Freeman must give up her two pet Nigerian Dwarf goats within 10 days because city officials have declared them livestock.
Freeman needs the goats to feed her two daughters – age 2 months and 19 months — because as a teenager she had her breast tissue removed due to a birth defect. If it was not for the goats, Freeman would have to use infant formula – to which she objects — or drive 50 miles to buy goat’s milk in Fresno, The Visalia Times-Delta reported. She calculated each gallon of milk would cost about $32 when calculating for gas.
“They make for fantastic pets,” Freeman said of the goats. “They actually make far less waste. I have a golden retriever and I have to pick up more after her. Even with two goats it’s not that messy.”
The goats, in fact, are the same size as many dogs city residents have as pets – and more quiet, too.
The problem is that the goats are considered livestock and Visalia ordinances ban the possession of livestock within city limits.

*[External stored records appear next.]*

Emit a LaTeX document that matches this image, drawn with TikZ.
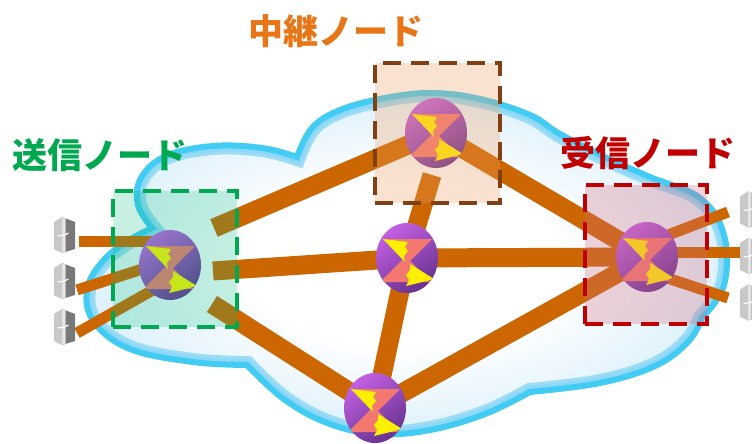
\documentclass[tikz,border=0pt]{standalone}
\usepackage{fontspec}
\newfontfamily\jpfont{Noto Sans CJK JP}
\usetikzlibrary{shapes.geometric}

\definecolor{trunkc}{RGB}{204,102,0}
\definecolor{cloudline}{RGB}{66,204,244}
\definecolor{cloudsoft}{RGB}{140,216,246}
\definecolor{cloudedge}{RGB}{178,224,248}
\definecolor{cloudmid}{RGB}{214,238,251}
\definecolor{purpleL}{RGB}{194,96,226}
\definecolor{purpleM}{RGB}{152,70,192}
\definecolor{purpleD}{RGB}{104,50,144}
\definecolor{coral}{RGB}{242,120,112}
\definecolor{arrowy}{RGB}{255,240,0}
\definecolor{sendg}{RGB}{0,168,80}
\definecolor{relayo}{RGB}{232,118,22}
\definecolor{recvr}{RGB}{192,0,0}
\definecolor{relayb}{RGB}{128,64,20}
\definecolor{srvL}{RGB}{200,200,200}
\definecolor{srvD}{RGB}{120,120,120}

\pgfdeclareradialshading{cloudfill}{\pgfpoint{0bp}{0bp}}{color(0bp)=(white); color(12bp)=(white); color(28bp)=(cloudmid); color(40bp)=(cloudedge); color(50bp)=(cloudedge)}

% outline of the cloud, built bump by bump between the notches
\def\cloudpath{(152,228)
 -- plot[smooth,tension=0.65] coordinates {(152,228) (138,205) (141,178) (166,156) (213,146) (262,148) (297,157)}
 -- plot[smooth,tension=0.65] coordinates {(297,157) (312,128) (340,110) (385,98) (432,93) (480,99) (530,115) (560,134) (605,157) (650,177) (700,198) (724,235) (724,285) (702,318)}
 -- plot[smooth,tension=0.65] coordinates {(702,318) (688,342) (655,366) (600,383) (530,392)}
 -- plot[smooth,tension=0.65] coordinates {(530,392) (485,414) (430,430) (378,434) (330,424) (285,400) (247,365)}
 -- plot[smooth,tension=0.65] coordinates {(247,365) (193,362) (130,349) (94,322) (87,290) (102,262) (126,242) (152,228)}
 -- cycle}

\begin{document}
\begin{tikzpicture}[x=1pt,y=-1pt,
  trunk/.style={draw=trunkc, line width=19pt},
  feeder/.style={draw=trunkc, line width=11pt},
  router/.style={ellipse, inner sep=0pt, minimum width=62pt, minimum height=70pt,
    top color=purpleL, middle color=purpleM, bottom color=purpleD, shading angle=35,
    path picture={
      \begin{scope}[shift={(path picture bounding box.center)}]
        \fill[coral] (-24,-19) -- (25,-19) -- (3,3) -- (24,24) -- (-27,24) -- (-3,0) -- cycle;
        \fill[arrowy] (-24,-19) -- (1,-16) -- (-2,-11) -- (1,-7) -- (-3,-2) -- (-2,4) -- cycle;
        \fill[arrowy] (27,21) -- (-1,28) -- (2,22) -- (-1,17) -- (3,12) -- (3,6) -- cycle;
      \end{scope}}},
  areabox/.style={rectangle, inner sep=0pt, line width=4.5pt, dash pattern=on 18pt off 10pt},
  lab/.style={inner sep=0pt, font=\jpfont\bfseries\fontsize{35}{35}\selectfont},
  serverpic/.pic={
    \fill[srvL] (-10.5,-13) -- (-2.5,-18) -- (-2.5,18) -- (-10.5,14) -- cycle;
    \fill[srvD] (-2.5,-18) -- (10.5,-13) -- (10.5,14) -- (-2.5,18) -- cycle;
    \fill[white!80!srvD] (-2.5,-18) -- (1,-16.7) -- (1,16.7) -- (-2.5,18) -- cycle;
    \draw[white, line width=1.2pt] (-7,1) -- (0,0) -- (4,-2);
  }]
\useasboundingbox (0,0) rectangle (752,444);
\clip (0,0) rectangle (752,444);
\fill[white] (0,0) rectangle (752,444);

% cloud
\shade[shading=cloudfill] \cloudpath;
\begin{scope}
  \clip \cloudpath;
  \draw[line width=18pt, cloudsoft!55!cloudedge] \cloudpath;
  \draw[line width=12pt, cloudsoft] \cloudpath;
\end{scope}
\draw[line width=6pt, cloudline] \cloudpath;

% router positions
\coordinate (S) at (170,265);
\coordinate (T) at (436,133);
\coordinate (M) at (407,258);
\coordinate (B) at (375,408);
\coordinate (R) at (647,257);

% free ends of the trunks that stop short of a router
\coordinate (ST) at (214,228);
\coordinate (SM) at (213,271);
\coordinate (SB) at (212,304);
\coordinate (TM) at (432,175);

% trunks
\draw[trunk] (ST) -- (T);
\draw[trunk] (SM) -- (M);
\draw[trunk] (SB) -- (B);
\draw[trunk] (TM) -- (M);
\draw[trunk] (M) -- (B);
\draw[trunk] (T) -- (R);
\draw[trunk] (M) -- (R);
\draw[trunk] (B) -- (R);

% terminals
\coordinate (hA) at (64.5,235);
\coordinate (hB) at (64.5,281);
\coordinate (hC) at (64.5,327);
\coordinate (hD) at (750.5,209.5);
\coordinate (hE) at (750.5,256);
\coordinate (hF) at (750.5,302.5);
\coordinate (pA) at (79,241);
\coordinate (pB) at (77,290);
\coordinate (pC) at (77,333);
\coordinate (pD) at (728,212);
\coordinate (pE) at (740,252);
\coordinate (pF) at (728,298);
\coordinate (qA) at (158,241);
\coordinate (qB) at (158,264);
\coordinate (qC) at (160,286);
\coordinate (qD) at (655,240);
\coordinate (qE) at (655,252);
\coordinate (qF) at (655,274);

\draw[feeder] (pA) -- (qA);
\draw[feeder] (pB) -- (qB);
\draw[feeder] (pC) -- (qC);
\draw[feeder] (qD) -- (pD);
\draw[feeder] (qE) -- (pE);
\draw[feeder] (qF) -- (pF);

\foreach \h in {hA,hB,hC,hD,hE,hF} \pic at (\h) {serverpic};

% routers
\node[router] (nS) at (S) {};
\node[router] (nT) at (T) {};
\node[router] (nM) at (M) {};
\node[router] (nB) at (B) {};
\node[router] (nR) at (R) {};

% node areas
\node[areabox, draw=sendg, fill=sendg!75!cyan, fill opacity=0.22,
      minimum width=124pt, minimum height=136pt] (bS) at (175,259) {};
\node[areabox, draw=relayb, fill={rgb,255:red,240;green,160;blue,100}, fill opacity=0.3,
      minimum width=125pt, minimum height=140pt] (bT) at (437.5,133) {};
\node[areabox, draw=recvr, fill={rgb,255:red,210;green,110;blue,130}, fill opacity=0.3,
      minimum width=122pt, minimum height=139pt] (bR) at (646,254.5) {};

% labels
\node[lab, text=relayo] (lT) at (335.5,31.5) {中継ノード};
\node[lab, text=sendg] (lS) at (100,155) {送信ノード};
\node[lab, text=recvr] (lR) at (647.5,153.5) {受信ノード};
\end{tikzpicture}
\end{document}
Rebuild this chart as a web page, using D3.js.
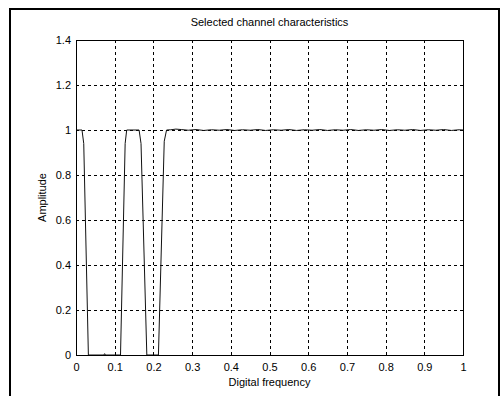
<!DOCTYPE html>
<html>
<head>
<meta charset="utf-8">
<script src="https://cdn.jsdelivr.net/npm/d3@7"></script>
<style>
  body { margin: 0; background: #fff; }
  svg { display: block; font-family: "Liberation Sans", Arial, sans-serif; }
</style>
</head>
<body>
<div id="chart"></div>
<script>
// Data
const freq = [0, 0.0155, 0.020, 0.032, 0.072, 0.074, 0.076, 0.115, 0.127, 0.131,
  0.163, 0.168, 0.183, 0.213, 0.228, 0.234, 0.245, 0.258, 0.272, 0.29, 0.31,
  0.33, 0.35, 0.37, 0.39, 0.41, 0.43, 0.45, 0.47, 0.49, 0.51, 0.53, 0.55, 0.57,
  0.59, 0.61, 0.63, 0.65, 0.67, 0.69, 0.71, 0.73, 0.75, 0.77, 0.79, 0.81, 0.83,
  0.85, 0.87, 0.89, 0.91, 0.93, 0.95, 0.97, 0.99, 1.0];
const amp = [1, 1, 0.94, 0, 0, 0.006, 0, 0, 0.94, 1,
  1, 0.94, 0, 0, 0.95, 1, 1.001, 1.004, 1.002, 0.999, 1.002,
  0.998, 1.001, 0.999, 1.002, 0.998, 1.001, 0.999, 1.002, 0.998, 1.001, 0.999, 1.002, 0.998,
  1.001, 0.999, 1.002, 0.998, 1.001, 0.999, 1.002, 0.998, 1.001, 0.999, 1.002, 0.998, 1.001,
  0.999, 1.002, 0.998, 1.001, 0.999, 1.002, 0.998, 1.001, 1.0];
const xTicks = [0, 0.1, 0.2, 0.3, 0.4, 0.5, 0.6, 0.7, 0.8, 0.9, 1];
const yTicks = [0, 0.2, 0.4, 0.6, 0.8, 1, 1.2, 1.4];

const title = "Selected channel characteristics";
const xLabel = "Digital frequency";
const yLabel = "Amplitude";

// Dimensions
let dimensions = {
    width: 503,
    height: 396,
    margin: {top: 40, right: 40, bottom: 41, left: 76},
}
dimensions.boundedWidth = dimensions.width - dimensions.margin.left - dimensions.margin.right
dimensions.boundedHeight = dimensions.height - dimensions.margin.top - dimensions.margin.bottom

// Scales
const xScale = d3.scaleLinear()
    .domain([0, 1])
    .range([0, dimensions.boundedWidth]);

const yScale = d3.scaleLinear()
    .domain([0, 1.4])
    .range([dimensions.boundedHeight, 0]);

function drawChart() {
    const svg = d3.select("#chart")
        .append("svg")
            .attr("width", dimensions.width)
            .attr("height", dimensions.height)

    // Outer figure frame
    svg.append("rect")
        .attr("x", 10)
        .attr("y", 9)
        .attr("width", 489)
        .attr("height", 400)
        .attr("fill", "#fff")
        .attr("stroke", "#000")
        .attr("stroke-width", 2)

    const bounds = svg.append("g")
        .attr("transform", `translate(${dimensions.margin.left},${dimensions.margin.top})`)
        .style("font-size", "11px")

    // Grid lines
    const grid = bounds.append("g")
        .attr("stroke", "#000")
        .attr("stroke-width", 1)
        .attr("stroke-dasharray", "3,3")
        .attr("shape-rendering", "crispEdges")

    grid.selectAll(".vgrid")
        .data(xTicks.slice(1, -1))
        .join("line")
            .attr("class", "vgrid")
            .attr("x1", d => Math.round(xScale(d)) + 0.5)
            .attr("x2", d => Math.round(xScale(d)) + 0.5)
            .attr("y1", 0)
            .attr("y2", dimensions.boundedHeight)

    grid.selectAll(".hgrid")
        .data(yTicks.slice(1, -1))
        .join("line")
            .attr("class", "hgrid")
            .attr("x1", 0)
            .attr("x2", dimensions.boundedWidth)
            .attr("y1", d => Math.round(yScale(d)) + 0.5)
            .attr("y2", d => Math.round(yScale(d)) + 0.5)

    // Curve
    const line = d3.line()
        .x((d, i) => xScale(freq[i]))
        .y((d, i) => yScale(amp[i]))

    bounds.append("path")
        .datum(amp)
        .attr("d", line)
        .attr("fill", "none")
        .attr("stroke", "#111")
        .attr("stroke-width", 1)

    // Axes box
    bounds.append("rect")
        .attr("x", 0.5)
        .attr("y", 0.5)
        .attr("width", dimensions.boundedWidth)
        .attr("height", dimensions.boundedHeight)
        .attr("fill", "none")
        .attr("stroke", "#000")
        .attr("stroke-width", 1)
        .attr("shape-rendering", "crispEdges")

    // X axis
    const xAxis = bounds.append("g")
        .attr("transform", `translate(0,${dimensions.boundedHeight})`)
        .call(d3.axisBottom(xScale)
            .tickValues(xTicks)
            .tickSize(0)
            .tickPadding(8)
            .tickFormat(d3.format("")))
    xAxis.select(".domain").remove()
    xAxis.selectAll("text")
        .attr("fill", "#000")
        .style("font-size", "11px")
        .style("font-family", "Liberation Sans, Arial, sans-serif")

    // Y axis
    const yAxis = bounds.append("g")
        .call(d3.axisLeft(yScale)
            .tickValues(yTicks)
            .tickSize(0)
            .tickPadding(5)
            .tickFormat(d3.format("")))
    yAxis.select(".domain").remove()
    yAxis.selectAll("text")
        .attr("fill", "#000")
        .style("font-size", "11px")
        .style("font-family", "Liberation Sans, Arial, sans-serif")

    // Labels
    bounds.append("text")
        .attr("x", dimensions.boundedWidth / 2)
        .attr("y", -14)
        .attr("text-anchor", "middle")
        .text(title)

    bounds.append("text")
        .attr("x", dimensions.boundedWidth / 2)
        .attr("y", dimensions.boundedHeight + 31)
        .attr("text-anchor", "middle")
        .text(xLabel)

    bounds.append("text")
        .attr("transform", `translate(-30,${dimensions.boundedHeight / 2}) rotate(-90)`)
        .attr("text-anchor", "middle")
        .text(yLabel)
}

drawChart();
</script>
</body>
</html>
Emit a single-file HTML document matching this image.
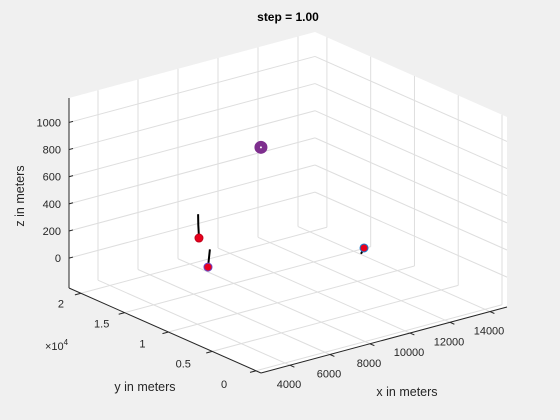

Under the ordinances, Freeman will be able to keep her dog even though she has to get rid of the goats.
No Milk for the Babies
Freeman, a mother of two, has raised goats since she was a girl. The miniature goats presented a solution to a very unique problem she faces.
“I can’t produce breast milk,” she said. “My only options were to use formula or get breast milk from donors. There have been a couple times where we ran out of breast milk donations.”
Freeman does not want to use prepackaged baby formulas because they conflict with her organic beliefs. There is no locally sold organic goat milk. So she makes her own organic baby formula from goat milk for her daughters to augment the donations. Goat milk is gentle on stomachs.
“We don’t like the antibiotics found in regular goat milk,” Freeman said.
Someone Reported Them
Ironically enough, Freeman and her husband kept the goats for some time until a neighbor reported them to the city. She received a letter from the city in late April telling her to get rid of the milk goats she calls Eos and Idee or face the fine.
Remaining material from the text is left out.